REVIEW: “Mired” by Mike Thorn

Review of Mike Thorn, “Mired”, Darkest Hours (Unnerving, 2017): 82-96 — Purchase here. Reviewed by Sara L. Uckelman. (Read the review of the anthology).

Unlike some of the other stories in this collection, which go more for the grisly and the gory, this story opens with a nightmare scenario so parody-like it’s more amusing than horrifying: A researcher confronts a neon green blob in his closet, while the blob eats his research. (What kind of research? you might ask. Apparently Randolph is the type of pretentious guy who reads Derrida, Hegel, and Nietzsche. He is also the type of guy who when confronted with a neon green blob panics and calls a woman (whose name he doesn’t even remember correctly) to come and sort things out for him — but he’s not even got enough courage to go through with that!)

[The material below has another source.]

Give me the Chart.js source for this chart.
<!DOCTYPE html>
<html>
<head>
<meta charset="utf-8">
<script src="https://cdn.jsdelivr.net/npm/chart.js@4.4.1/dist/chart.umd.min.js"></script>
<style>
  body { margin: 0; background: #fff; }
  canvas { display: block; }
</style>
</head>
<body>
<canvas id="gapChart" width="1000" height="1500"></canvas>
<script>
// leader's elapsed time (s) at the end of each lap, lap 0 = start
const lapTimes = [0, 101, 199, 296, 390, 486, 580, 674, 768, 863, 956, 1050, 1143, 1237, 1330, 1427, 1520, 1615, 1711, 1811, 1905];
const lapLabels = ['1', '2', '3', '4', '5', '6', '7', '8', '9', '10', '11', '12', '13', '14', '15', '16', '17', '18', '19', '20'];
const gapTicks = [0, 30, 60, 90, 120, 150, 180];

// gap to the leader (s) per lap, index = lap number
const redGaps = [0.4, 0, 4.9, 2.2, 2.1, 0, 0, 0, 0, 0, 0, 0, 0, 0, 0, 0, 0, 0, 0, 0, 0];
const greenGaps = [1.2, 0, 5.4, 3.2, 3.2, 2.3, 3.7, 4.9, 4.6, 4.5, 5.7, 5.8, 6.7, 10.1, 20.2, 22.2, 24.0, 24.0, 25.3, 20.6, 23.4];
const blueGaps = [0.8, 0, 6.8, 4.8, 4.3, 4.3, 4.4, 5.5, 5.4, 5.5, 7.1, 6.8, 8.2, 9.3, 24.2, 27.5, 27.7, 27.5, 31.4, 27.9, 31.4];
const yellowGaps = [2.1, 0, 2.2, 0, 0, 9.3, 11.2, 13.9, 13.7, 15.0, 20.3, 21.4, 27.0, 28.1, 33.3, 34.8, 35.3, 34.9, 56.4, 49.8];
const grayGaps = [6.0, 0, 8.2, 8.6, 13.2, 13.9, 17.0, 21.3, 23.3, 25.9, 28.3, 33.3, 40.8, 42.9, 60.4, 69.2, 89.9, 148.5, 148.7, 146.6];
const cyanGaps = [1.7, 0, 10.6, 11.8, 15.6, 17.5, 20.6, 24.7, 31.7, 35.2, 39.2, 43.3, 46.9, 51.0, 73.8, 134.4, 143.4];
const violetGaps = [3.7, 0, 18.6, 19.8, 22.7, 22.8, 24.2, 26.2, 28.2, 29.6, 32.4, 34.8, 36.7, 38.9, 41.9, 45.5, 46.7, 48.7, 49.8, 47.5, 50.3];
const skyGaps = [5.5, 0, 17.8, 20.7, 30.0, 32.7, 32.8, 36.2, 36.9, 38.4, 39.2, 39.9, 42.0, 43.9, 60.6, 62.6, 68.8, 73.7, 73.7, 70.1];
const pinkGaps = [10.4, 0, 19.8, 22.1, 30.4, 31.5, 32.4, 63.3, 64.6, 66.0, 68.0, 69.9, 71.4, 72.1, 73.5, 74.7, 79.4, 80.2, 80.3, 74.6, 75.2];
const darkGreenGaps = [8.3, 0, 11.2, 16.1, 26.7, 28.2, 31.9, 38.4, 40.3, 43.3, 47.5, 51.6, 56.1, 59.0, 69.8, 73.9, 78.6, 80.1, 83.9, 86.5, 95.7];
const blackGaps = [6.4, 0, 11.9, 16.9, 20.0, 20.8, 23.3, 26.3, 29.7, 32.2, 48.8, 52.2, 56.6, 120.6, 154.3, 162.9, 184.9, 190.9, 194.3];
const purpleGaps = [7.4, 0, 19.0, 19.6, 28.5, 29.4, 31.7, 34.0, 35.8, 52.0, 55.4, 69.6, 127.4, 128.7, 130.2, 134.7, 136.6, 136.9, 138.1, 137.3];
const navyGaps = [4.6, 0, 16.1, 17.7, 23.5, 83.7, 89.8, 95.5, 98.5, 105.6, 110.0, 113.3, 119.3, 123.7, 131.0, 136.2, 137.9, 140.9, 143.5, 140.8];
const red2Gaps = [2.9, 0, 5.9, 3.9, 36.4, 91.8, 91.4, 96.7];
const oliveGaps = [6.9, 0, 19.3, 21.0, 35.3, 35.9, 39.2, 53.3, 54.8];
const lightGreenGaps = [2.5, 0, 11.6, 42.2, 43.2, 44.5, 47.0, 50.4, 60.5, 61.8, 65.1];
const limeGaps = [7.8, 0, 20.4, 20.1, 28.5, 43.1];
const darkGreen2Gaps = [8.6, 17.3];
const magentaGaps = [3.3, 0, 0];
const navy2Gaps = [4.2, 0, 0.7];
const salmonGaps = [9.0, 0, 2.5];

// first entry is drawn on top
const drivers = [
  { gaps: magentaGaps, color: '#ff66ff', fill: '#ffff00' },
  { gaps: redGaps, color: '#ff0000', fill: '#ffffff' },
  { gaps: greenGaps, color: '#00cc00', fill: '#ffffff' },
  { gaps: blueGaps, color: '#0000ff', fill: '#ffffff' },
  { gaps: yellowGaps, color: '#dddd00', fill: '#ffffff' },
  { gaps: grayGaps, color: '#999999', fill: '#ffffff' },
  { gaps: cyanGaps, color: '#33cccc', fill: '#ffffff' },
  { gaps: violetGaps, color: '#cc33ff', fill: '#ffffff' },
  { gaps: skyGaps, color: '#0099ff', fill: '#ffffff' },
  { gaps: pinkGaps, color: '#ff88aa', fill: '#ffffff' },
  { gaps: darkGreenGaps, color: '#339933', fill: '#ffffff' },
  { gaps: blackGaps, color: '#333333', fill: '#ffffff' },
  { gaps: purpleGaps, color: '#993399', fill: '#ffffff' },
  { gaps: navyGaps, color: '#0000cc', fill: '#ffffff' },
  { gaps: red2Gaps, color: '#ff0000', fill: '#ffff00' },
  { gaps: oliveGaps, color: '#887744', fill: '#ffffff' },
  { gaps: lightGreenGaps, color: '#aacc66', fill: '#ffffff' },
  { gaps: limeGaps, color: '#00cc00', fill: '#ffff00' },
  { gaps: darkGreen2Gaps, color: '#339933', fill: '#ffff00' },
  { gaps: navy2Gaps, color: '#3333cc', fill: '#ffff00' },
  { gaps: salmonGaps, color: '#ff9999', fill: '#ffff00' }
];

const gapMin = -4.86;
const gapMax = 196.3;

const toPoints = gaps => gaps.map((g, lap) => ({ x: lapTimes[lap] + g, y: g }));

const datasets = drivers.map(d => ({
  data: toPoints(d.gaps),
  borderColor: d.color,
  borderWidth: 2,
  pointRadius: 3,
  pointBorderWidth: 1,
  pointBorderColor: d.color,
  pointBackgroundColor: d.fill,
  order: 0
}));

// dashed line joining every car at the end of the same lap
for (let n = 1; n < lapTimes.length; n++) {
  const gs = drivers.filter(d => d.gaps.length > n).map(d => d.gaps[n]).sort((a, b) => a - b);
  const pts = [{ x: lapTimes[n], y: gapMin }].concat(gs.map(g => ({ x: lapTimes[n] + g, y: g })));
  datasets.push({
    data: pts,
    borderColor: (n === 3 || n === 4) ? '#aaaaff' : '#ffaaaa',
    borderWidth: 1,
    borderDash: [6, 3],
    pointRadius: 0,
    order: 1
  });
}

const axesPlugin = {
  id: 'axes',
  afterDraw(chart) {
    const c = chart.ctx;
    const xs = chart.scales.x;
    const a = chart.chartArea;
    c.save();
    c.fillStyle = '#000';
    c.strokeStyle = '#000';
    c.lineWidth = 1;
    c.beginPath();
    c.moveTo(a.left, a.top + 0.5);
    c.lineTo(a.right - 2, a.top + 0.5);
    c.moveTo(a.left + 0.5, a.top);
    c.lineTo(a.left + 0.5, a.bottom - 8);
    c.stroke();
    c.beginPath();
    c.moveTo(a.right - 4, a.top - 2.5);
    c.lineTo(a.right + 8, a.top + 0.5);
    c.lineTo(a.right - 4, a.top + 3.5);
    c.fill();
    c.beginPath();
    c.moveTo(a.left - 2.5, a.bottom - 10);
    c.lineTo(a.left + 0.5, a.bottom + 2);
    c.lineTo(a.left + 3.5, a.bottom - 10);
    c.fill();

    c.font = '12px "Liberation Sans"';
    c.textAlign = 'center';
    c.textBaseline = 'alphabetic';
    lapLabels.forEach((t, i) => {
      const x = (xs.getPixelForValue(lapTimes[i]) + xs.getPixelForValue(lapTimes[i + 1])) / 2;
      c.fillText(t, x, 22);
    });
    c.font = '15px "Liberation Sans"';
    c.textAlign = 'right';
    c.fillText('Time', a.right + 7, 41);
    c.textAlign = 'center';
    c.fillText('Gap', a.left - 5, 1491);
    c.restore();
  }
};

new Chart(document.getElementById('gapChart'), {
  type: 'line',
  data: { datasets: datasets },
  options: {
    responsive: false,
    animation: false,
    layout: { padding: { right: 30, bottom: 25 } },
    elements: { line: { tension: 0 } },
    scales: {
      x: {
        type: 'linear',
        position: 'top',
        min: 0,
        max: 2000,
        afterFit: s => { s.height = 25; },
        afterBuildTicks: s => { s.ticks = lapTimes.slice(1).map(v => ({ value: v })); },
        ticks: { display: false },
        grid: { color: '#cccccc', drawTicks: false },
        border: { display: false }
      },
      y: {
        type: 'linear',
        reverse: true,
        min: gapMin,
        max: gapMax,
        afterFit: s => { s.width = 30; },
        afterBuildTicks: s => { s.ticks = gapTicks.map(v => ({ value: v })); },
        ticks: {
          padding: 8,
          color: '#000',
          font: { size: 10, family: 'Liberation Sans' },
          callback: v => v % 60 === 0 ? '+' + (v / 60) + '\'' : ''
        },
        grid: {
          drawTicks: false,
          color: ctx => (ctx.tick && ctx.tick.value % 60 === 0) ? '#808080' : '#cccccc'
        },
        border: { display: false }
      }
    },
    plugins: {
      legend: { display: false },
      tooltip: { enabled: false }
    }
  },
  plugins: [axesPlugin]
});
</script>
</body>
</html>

I sort of feel like I should’ve come away from this story with some great weighty reflections about man’s relationship to his work, and the weight of ideas that are never read or grappled with, or even some sort of sense of kinship to Randolph, an academic philosopher like myself; but he was never really sympathetic enough for me to be all that bothered by what ended up happening to him.

(Originally published in Double Feature Magazine 2016).

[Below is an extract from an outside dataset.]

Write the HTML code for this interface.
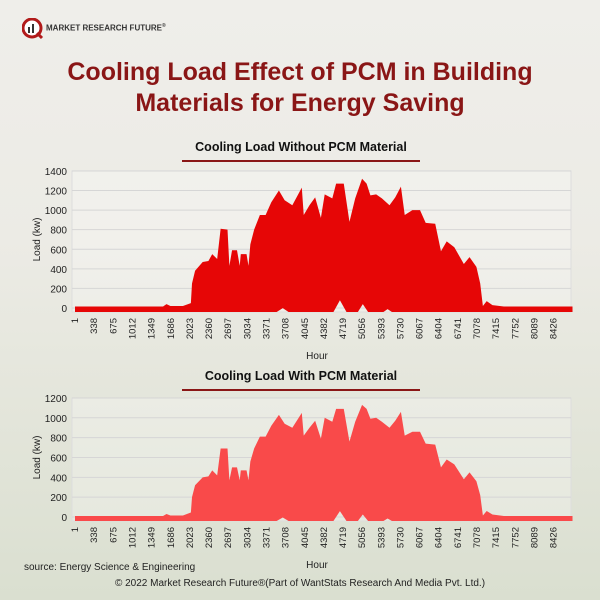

REVIEW: “Hair” by Mike Thorn

Review of Mike Thorn, “Hair”, Darkest Hours (Unnerving, 2017): 12-26 — Purchase here. Reviewed by Sara L. Uckelman. (Read the review of the anthology).

The opening line of the opening story in this collection grabbed me viscerally and left me deeply uncomfortable:

Tonight, Theodore voluntarily ingested hair for the first time.

All it took was the insertion of the single world ‘voluntarily’ to conjure up images of some bizarre and creepy fetish — and also to conjure up questions that I must have answered in order to be satisfied: Why does Theodore choose to eat his own hair, and what is the reason for the strange elation it brings him?

In the end, I’m not sure I got any answers: But the sheer creepiness of the story carried me from start to finish almost without allowing me to pause for breath.